Rosneft a révélé
qu’elle était en négociations avec le gouvernement du Kurdistan irakien pour
construire un pipeline dans la région d’ici 2019, pour commencer à exporter du
gaz vers la Turquie et vers l’Union européenne une année plus tard. Cela
éclaire ce que la compagnie russe, qui appartient au gouvernement, avait à
l’esprit quand elle a signé un accord majeur avec la région autonome, en juin,
lors du Forum économique international de Saint-Pétersbourg.
L’itinéraire exact du pipeline est encore incertain, mais il progressera
probablement par voie terrestre à travers la Turquie, puis se liera avec
l’infrastructure du Turkish Stream près de la frontière de l’UE ou débouchera
en Méditerranée orientale avec un terminal d’exportation de GNL, ce dernier
pouvant faciliter les expéditions vers « Israël » dans un
renforcement du partenariat
déjà étroit de la Russie avec Tel-Aviv. Toutes ces possibilités sont très
intéressantes et ajoutent une nouvelle couche de profondeur stratégique à la diplomatie
énergétique russe au Moyen-Orient. Il est cependant important de se
concentrer sur le court terme pour savoir pourquoi cette annonce est
intervenue exactement une semaine avant le vote controversé de l’indépendance
des Kurdes et juste un jour après que la Russie a rétabli
le service de vol direct avec l’Irak, dont le gouvernement régional kurde fait
nominalement partie.
Rien de tout cela n’a été un hasard, car plusieurs messages forts ont été
envoyés à la communauté internationale à un moment crucial de l’histoire du
Moyen-Orient.
La première est que la Russie s’occupe du Kurdistan irakien comme s’il
était déjà un pays indépendant, contournant Bagdad dans la conduite de sa
diplomatie énergétique bilatérale avec cet « État » en rupture, en
dépit de la reconnaissance officielle de la souveraineté du gouvernement
central sur l’ensemble de l’Irak et de ses ressources. La raison pour laquelle
la Russie semble le faire peut ressembler à une occasion irrésistible
d’améliorer indirectement ses relations avec l’UE en fournissant du gaz venant
du Kurdistan et transitant par la Turquie passant par le projet de Corridor
gazier sud-européen qui pourrait fonctionner à la fois pour le bénéfice
stratégique de Moscou et aussi de celui des Kurdes en donnant à deux de leurs
adversaires une raison de reconnaître leur indépendance future. Cela conduit au
prochain point, c’est-à-dire que les lourds investissements
stratégiques de la Russie dans le secteur de l’énergie kurde font de Moscou
un des principaux acteurs de l’avenir du territoire, ce qui permet à la Russie
de mettre en scène une intervention diplomatique pour devenir le médiateur
entre Erbil et Bagdad ainsi qu’entre les Kurdes et leurs trois voisins
internationaux, dans le but de protéger leurs intérêts.

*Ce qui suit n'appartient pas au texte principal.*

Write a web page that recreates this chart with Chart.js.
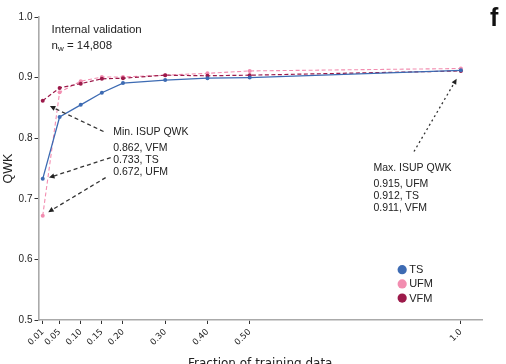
<!DOCTYPE html>
<html>
<head>
<meta charset="utf-8">
<script src="https://cdn.jsdelivr.net/npm/chart.js@4"></script>
<style>
  html, body { margin: 0; padding: 0; background: #fff; }
  #wrap { width: 506px; height: 364px; position: relative; }
</style>
</head>
<body>
<div id="wrap"><canvas id="chart"></canvas></div>
<script>
const fractions = [0.01, 0.05, 0.10, 0.15, 0.20, 0.30, 0.40, 0.50, 1.0]
const xTickLabels = ['0.01', '0.05', '0.10', '0.15', '0.20', '0.30', '0.40', '0.50', '1.0']
const yTicks = [0.5, 0.6, 0.7, 0.8, 0.9, 1.0]

const tsQWK  = [0.733, 0.835, 0.855, 0.875, 0.891, 0.896, 0.899, 0.900, 0.912]
const ufmQWK = [0.672, 0.876, 0.894, 0.901, 0.901, 0.904, 0.907, 0.911, 0.915]
const vfmQWK = [0.862, 0.883, 0.890, 0.898, 0.899, 0.904, 0.903, 0.904, 0.911]

const TS_COL = '#3d6bb3'
const UFM_COL = '#f28db0'
const VFM_COL = '#9c1a4a'
const TXT = '#222'
const SANS = '"Liberation Sans", Arial, sans-serif'

const pts = vals => fractions.map((f, i) => ({ x: f, y: vals[i] }))
const fmt = (v, name) => v.toFixed(3) + ', ' + name

// annotation arrows, in data coordinates: [tailX, tailY, headX, headY, dash]
const arrows = [
  [0.154, 0.811, 0.027, 0.853, [4, 3]],
  [0.171, 0.768, 0.025, 0.735, [4, 3]],
  [0.159, 0.735, 0.023, 0.678, [4, 3]],
  [0.889, 0.778, 0.990, 0.898, [2, 3]]
]

function drawArrow(c, x1, y1, x2, y2, dash) {
  const a = Math.atan2(y2 - y1, x2 - x1)
  const hl = 6
  c.save()
  c.strokeStyle = '#333'
  c.fillStyle = '#222'
  c.lineWidth = 1.3
  c.setLineDash(dash)
  c.beginPath()
  c.moveTo(x1, y1)
  c.lineTo(x2 - Math.cos(a) * hl * 0.8, y2 - Math.sin(a) * hl * 0.8)
  c.stroke()
  c.setLineDash([])
  c.beginPath()
  c.moveTo(x2, y2)
  c.lineTo(x2 - hl * Math.cos(a - 0.45), y2 - hl * Math.sin(a - 0.45))
  c.lineTo(x2 - hl * Math.cos(a + 0.45), y2 - hl * Math.sin(a + 0.45))
  c.closePath()
  c.fill()
  c.restore()
}

const notes = {
  id: 'notes',
  afterDatasetsDraw(chart) {
    const c = chart.ctx
    const xs = chart.scales.x, ys = chart.scales.y
    const px = v => xs.getPixelForValue(v)
    const py = v => ys.getPixelForValue(v)

    arrows.forEach(a => drawArrow(c, px(a[0]), py(a[1]), px(a[2]), py(a[3]), a[4]))

    c.save()
    c.fillStyle = TXT
    c.textBaseline = 'alphabetic'
    c.textAlign = 'left'

    // internal validation block
    c.font = '11.5px ' + SANS
    c.fillText('Internal validation', px(0.031), py(0.973))
    let nx = px(0.031), ny = py(0.948)
    c.fillText('n', nx, ny)
    nx += c.measureText('n').width
    c.font = '8px ' + SANS
    c.fillText('w', nx, ny + 2.5)
    nx += c.measureText('w').width
    c.font = '11.5px ' + SANS
    c.fillText(' = 14,808', nx, ny)

    // min / max blocks
    c.font = '10.5px ' + SANS
    const minLines = ['Min. ISUP QWK',
      fmt(Math.min(...vfmQWK), 'VFM'), fmt(Math.min(...tsQWK), 'TS'), fmt(Math.min(...ufmQWK), 'UFM')]
    const maxLines = ['Max. ISUP QWK',
      fmt(Math.max(...ufmQWK), 'UFM'), fmt(Math.max(...tsQWK), 'TS'), fmt(Math.max(...vfmQWK), 'VFM')]
    const offs = [0, 16, 28, 40]
    minLines.forEach((t, i) => c.fillText(t, px(0.177), py(0.806) + offs[i]))
    maxLines.forEach((t, i) => c.fillText(t, px(0.793), py(0.7454) + offs[i]))

    // legend
    const legX = px(0.861), legY = py(0.583)
    chart.data.datasets.slice().sort((a, b) => a.legendRank - b.legendRank).forEach((ds, i) => {
      const y = legY + i * 14.2
      c.beginPath()
      c.fillStyle = ds.borderColor
      c.arc(legX, y, 4.6, 0, Math.PI * 2)
      c.fill()
      c.fillStyle = TXT
      c.font = '11px ' + SANS
      c.textBaseline = 'middle'
      c.fillText(ds.label, legX + 7, y + 0.5)
    })

    // panel letter
    c.font = 'bold 25px ' + SANS
    c.textBaseline = 'alphabetic'
    c.fillStyle = '#111'
    c.fillText('f', 490, 26)
    c.restore()
  }
}

new Chart(document.getElementById('chart'), {
  type: 'line',
  data: {
    datasets: [
      { label: 'TS', legendRank: 0, data: pts(tsQWK), borderColor: TS_COL, backgroundColor: TS_COL,
        borderWidth: 1.3, pointRadius: 2, pointBorderWidth: 0, order: 0 },
      { label: 'VFM', legendRank: 2, data: pts(vfmQWK), borderColor: VFM_COL, backgroundColor: VFM_COL,
        borderWidth: 1.2, borderDash: [4, 2.5], pointRadius: 2, pointBorderWidth: 0, order: 1 },
      { label: 'UFM', legendRank: 1, data: pts(ufmQWK), borderColor: UFM_COL, backgroundColor: UFM_COL,
        borderWidth: 1.1, borderDash: [4, 2.5], pointRadius: 2, pointBorderWidth: 0, order: 2 }
    ]
  },
  options: {
    responsive: true,
    maintainAspectRatio: false,
    animation: false,
    layout: { padding: { top: 17, right: 24, left: 0, bottom: 0 } },
    plugins: { legend: { display: false }, tooltip: { enabled: false } },
    scales: {
      x: {
        type: 'linear',
        min: 0,
        max: 1.05,
        afterBuildTicks: s => { s.ticks = fractions.map(v => ({ value: v })) },
        afterFit: s => { s.height = 44 },
        ticks: {
          autoSkip: false,
          minRotation: 45,
          maxRotation: 45,
          padding: 3,
          color: TXT,
          font: { family: '"DejaVu Sans"', size: 8.5 },
          callback: (v, i) => xTickLabels[i]
        },
        grid: { drawOnChartArea: false, drawTicks: true, tickLength: 4, color: '#333', lineWidth: 1 },
        border: { color: '#aaa', width: 1.6 },
        title: {
          display: true,
          text: 'Fraction of training data',
          color: TXT,
          font: { family: '"DejaVu Sans"', size: 12 },
          padding: { top: 0, bottom: -7 }
        }
      },
      y: {
        min: 0.5,
        max: 1.0,
        afterBuildTicks: s => { s.ticks = yTicks.map(v => ({ value: v })) },
        afterFit: s => { s.width = 38.5 },
        ticks: {
          color: TXT,
          padding: 2,
          font: { family: SANS, size: 10 },
          callback: v => v.toFixed(1)
        },
        grid: { drawOnChartArea: false, drawTicks: true, tickLength: 4, color: '#333', lineWidth: 1 },
        border: { color: '#aaa', width: 1.6 },
        title: {
          display: true,
          text: 'QWK',
          color: TXT,
          font: { family: SANS, size: 12.5 },
          padding: { top: 1.5, bottom: 0 }
        }
      }
    }
  },
  plugins: [notes]
})
</script>
</body>
</html>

Cela s’harmonise avec la vision de politique étrangère des progressistes
en Russie qui considèrent le rôle géostratégique de leur pays comme étant
la force d’équilibrage suprême du supercontinent eurasien. À cette fin, ils ont
cherché à « ranger » les alliés traditionnels américains de leur côté
en encourageant leur « alignement multilatéral », ou la
diversification de leur politique étrangère avec Moscou. Les Kurdes irakiens ne
sont que le dernier exemple de ce qui se passe, après la Turquie,
l’Azerbaïdjan,
l’Arabie
saoudite
et le Pakistan,
ce qui prouve que le « Pivot vers l’Asie » de la Russie est en fait
un « Pivot vers la Oumma »
alors que Moscou travaille activement à remplacer le vide de leadership laissé
par des États-Unis sur le départ dans ce « Grand Moyen-Orient ».